The beautiful and delicate pair of silk stockings that Mrs. Sommers finds while shopping carry several levels of symbolic significance. In one sense, the stockings symbolize Mrs. Sommers’s repressed desires—the desire to feel beautiful, the desire to belong, and the desire to escape her miserable and mundane existence. Mrs. Sommers often envies “the well-dressed multitude” from a distance, longing for the luxury she was accustomed to before her marriage. The purchase of the stockings is her first step towards reclaiming the lifestyle she has lost, and gaining self-assurance once more. Before her shopping trip, Mrs. Sommers is a depleted woman, worn-out from tending selflessly and tirelessly to her family. The silk stockings (and the purchases that follow) replenish her femininity. Her womanhood is disentangled from her role as a mother, for perhaps the very first time in years, and she is able to enjoy indulging in all things feminine, pretty, and womanly. Further, the silk stockings represent an awakening of repressed female sexuality. Mrs. Sommers’s sexual desire is implied repeatedly in relation to the silk stockings, which are described with sensuous language. Through her heroine, Chopin reveals the subjugation experienced by nineteenth-century women, who were paradoxically expected to be pure, pious, and virtuous, while simultaneously subservient to their husband’s every sexual want. The silk stockings present Mrs.
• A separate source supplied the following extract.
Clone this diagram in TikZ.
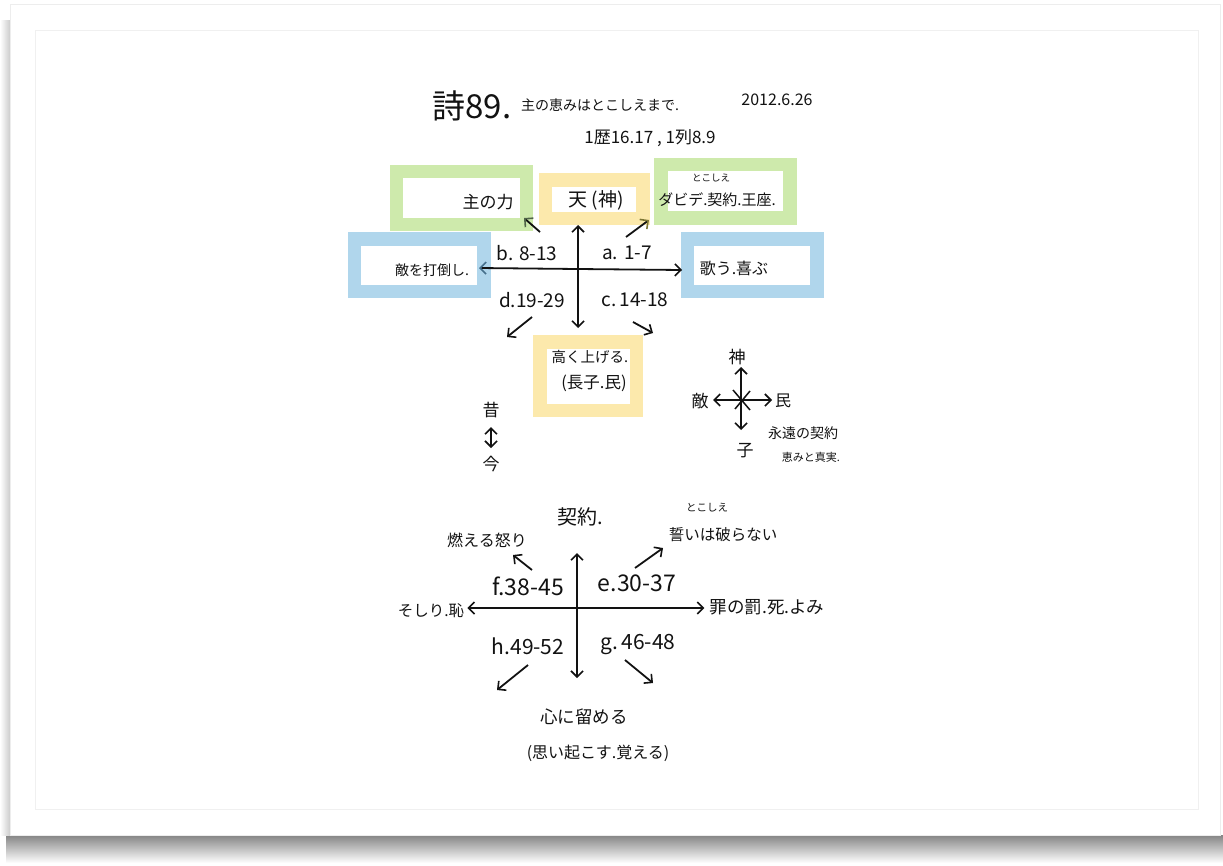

Sommers with the opportunity to pursue her own desires, rather than those of society or her husband, and value her happiness and pleasure with the highest importance.
The Pair of Silk Stockings Quotes in A Pair of Silk Stockings
She went on feeling the soft, sheeny luxurious things—with both hands now, holding them up to see them glisten, and to feel them glide serpent-like through her fingers.